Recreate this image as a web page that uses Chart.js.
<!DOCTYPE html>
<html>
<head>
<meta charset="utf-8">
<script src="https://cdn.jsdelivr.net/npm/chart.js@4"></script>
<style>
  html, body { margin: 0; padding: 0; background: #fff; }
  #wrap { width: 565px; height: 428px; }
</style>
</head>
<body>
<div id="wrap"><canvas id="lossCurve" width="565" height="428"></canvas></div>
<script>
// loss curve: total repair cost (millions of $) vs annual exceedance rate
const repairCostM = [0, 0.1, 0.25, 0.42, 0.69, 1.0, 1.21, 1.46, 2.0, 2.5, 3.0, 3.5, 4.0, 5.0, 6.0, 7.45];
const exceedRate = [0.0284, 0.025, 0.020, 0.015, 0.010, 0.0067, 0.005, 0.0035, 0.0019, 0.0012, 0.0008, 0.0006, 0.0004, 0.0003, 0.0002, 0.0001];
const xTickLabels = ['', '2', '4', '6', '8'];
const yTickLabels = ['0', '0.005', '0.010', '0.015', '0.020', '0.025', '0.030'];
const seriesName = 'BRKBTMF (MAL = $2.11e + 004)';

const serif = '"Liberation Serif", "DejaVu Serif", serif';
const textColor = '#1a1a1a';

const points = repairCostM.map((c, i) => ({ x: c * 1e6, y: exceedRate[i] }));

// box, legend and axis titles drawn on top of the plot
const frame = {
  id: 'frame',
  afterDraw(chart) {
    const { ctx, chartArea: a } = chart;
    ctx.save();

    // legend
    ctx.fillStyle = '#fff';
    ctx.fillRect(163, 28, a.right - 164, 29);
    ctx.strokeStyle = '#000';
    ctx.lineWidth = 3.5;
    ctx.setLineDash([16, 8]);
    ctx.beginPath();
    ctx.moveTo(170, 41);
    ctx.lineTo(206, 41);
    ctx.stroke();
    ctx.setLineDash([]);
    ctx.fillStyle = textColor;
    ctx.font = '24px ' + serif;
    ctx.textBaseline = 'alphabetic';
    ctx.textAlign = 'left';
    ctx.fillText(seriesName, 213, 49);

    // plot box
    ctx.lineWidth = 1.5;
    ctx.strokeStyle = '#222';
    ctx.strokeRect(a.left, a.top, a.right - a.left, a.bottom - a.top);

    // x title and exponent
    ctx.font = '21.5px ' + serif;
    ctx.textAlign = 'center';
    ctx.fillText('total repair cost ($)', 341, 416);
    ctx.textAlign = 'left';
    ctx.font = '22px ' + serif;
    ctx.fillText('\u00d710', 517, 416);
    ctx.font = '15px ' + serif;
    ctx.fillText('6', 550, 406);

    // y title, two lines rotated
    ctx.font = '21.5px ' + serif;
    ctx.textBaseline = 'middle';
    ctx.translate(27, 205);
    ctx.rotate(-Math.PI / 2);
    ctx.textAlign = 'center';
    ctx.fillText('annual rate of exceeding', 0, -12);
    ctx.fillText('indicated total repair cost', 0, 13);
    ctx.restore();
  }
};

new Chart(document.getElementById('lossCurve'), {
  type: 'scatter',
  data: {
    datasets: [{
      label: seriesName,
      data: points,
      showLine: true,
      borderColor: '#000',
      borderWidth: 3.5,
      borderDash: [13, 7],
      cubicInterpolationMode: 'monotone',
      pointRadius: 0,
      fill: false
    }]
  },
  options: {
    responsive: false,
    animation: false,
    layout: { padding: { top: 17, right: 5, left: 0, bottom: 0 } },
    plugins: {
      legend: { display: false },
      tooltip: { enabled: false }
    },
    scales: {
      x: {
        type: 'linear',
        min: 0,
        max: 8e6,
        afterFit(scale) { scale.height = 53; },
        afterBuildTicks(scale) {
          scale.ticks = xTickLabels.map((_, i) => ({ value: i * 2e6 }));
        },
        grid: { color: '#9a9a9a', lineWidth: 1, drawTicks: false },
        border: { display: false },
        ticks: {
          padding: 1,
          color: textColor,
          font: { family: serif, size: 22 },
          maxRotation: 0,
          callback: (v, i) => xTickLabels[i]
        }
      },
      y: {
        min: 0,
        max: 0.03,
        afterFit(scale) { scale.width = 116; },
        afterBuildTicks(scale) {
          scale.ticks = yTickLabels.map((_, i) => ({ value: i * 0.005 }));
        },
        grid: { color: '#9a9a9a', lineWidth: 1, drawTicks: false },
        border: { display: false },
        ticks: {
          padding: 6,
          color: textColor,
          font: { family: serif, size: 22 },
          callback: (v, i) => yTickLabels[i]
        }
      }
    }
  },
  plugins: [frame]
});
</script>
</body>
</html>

------

Extract exactly the leading lines of the data, stopping at and including the line with "ctx.strokeRect(a.left, a.top, a.right".

#### [TASK ANSWER]
Recreate this image as a web page that uses Chart.js.
<!DOCTYPE html>
<html>
<head>
<meta charset="utf-8">
<script src="https://cdn.jsdelivr.net/npm/chart.js@4"></script>
<style>
  html, body { margin: 0; padding: 0; background: #fff; }
  #wrap { width: 565px; height: 428px; }
</style>
</head>
<body>
<div id="wrap"><canvas id="lossCurve" width="565" height="428"></canvas></div>
<script>
// loss curve: total repair cost (millions of $) vs annual exceedance rate
const repairCostM = [0, 0.1, 0.25, 0.42, 0.69, 1.0, 1.21, 1.46, 2.0, 2.5, 3.0, 3.5, 4.0, 5.0, 6.0, 7.45];
const exceedRate = [0.0284, 0.025, 0.020, 0.015, 0.010, 0.0067, 0.005, 0.0035, 0.0019, 0.0012, 0.0008, 0.0006, 0.0004, 0.0003, 0.0002, 0.0001];
const xTickLabels = ['', '2', '4', '6', '8'];
const yTickLabels = ['0', '0.005', '0.010', '0.015', '0.020', '0.025', '0.030'];
const seriesName = 'BRKBTMF (MAL = $2.11e + 004)';

const serif = '"Liberation Serif", "DejaVu Serif", serif';
const textColor = '#1a1a1a';

const points = repairCostM.map((c, i) => ({ x: c * 1e6, y: exceedRate[i] }));

// box, legend and axis titles drawn on top of the plot
const frame = {
  id: 'frame',
  afterDraw(chart) {
    const { ctx, chartArea: a } = chart;
    ctx.save();

    // legend
    ctx.fillStyle = '#fff';
    ctx.fillRect(163, 28, a.right - 164, 29);
    ctx.strokeStyle = '#000';
    ctx.lineWidth = 3.5;
    ctx.setLineDash([16, 8]);
    ctx.beginPath();
    ctx.moveTo(170, 41);
    ctx.lineTo(206, 41);
    ctx.stroke();
    ctx.setLineDash([]);
    ctx.fillStyle = textColor;
    ctx.font = '24px ' + serif;
    ctx.textBaseline = 'alphabetic';
    ctx.textAlign = 'left';
    ctx.fillText(seriesName, 213, 49);

    // plot box
    ctx.lineWidth = 1.5;
    ctx.strokeStyle = '#222';
    ctx.strokeRect(a.left, a.top, a.right - a.left, a.bottom - a.top);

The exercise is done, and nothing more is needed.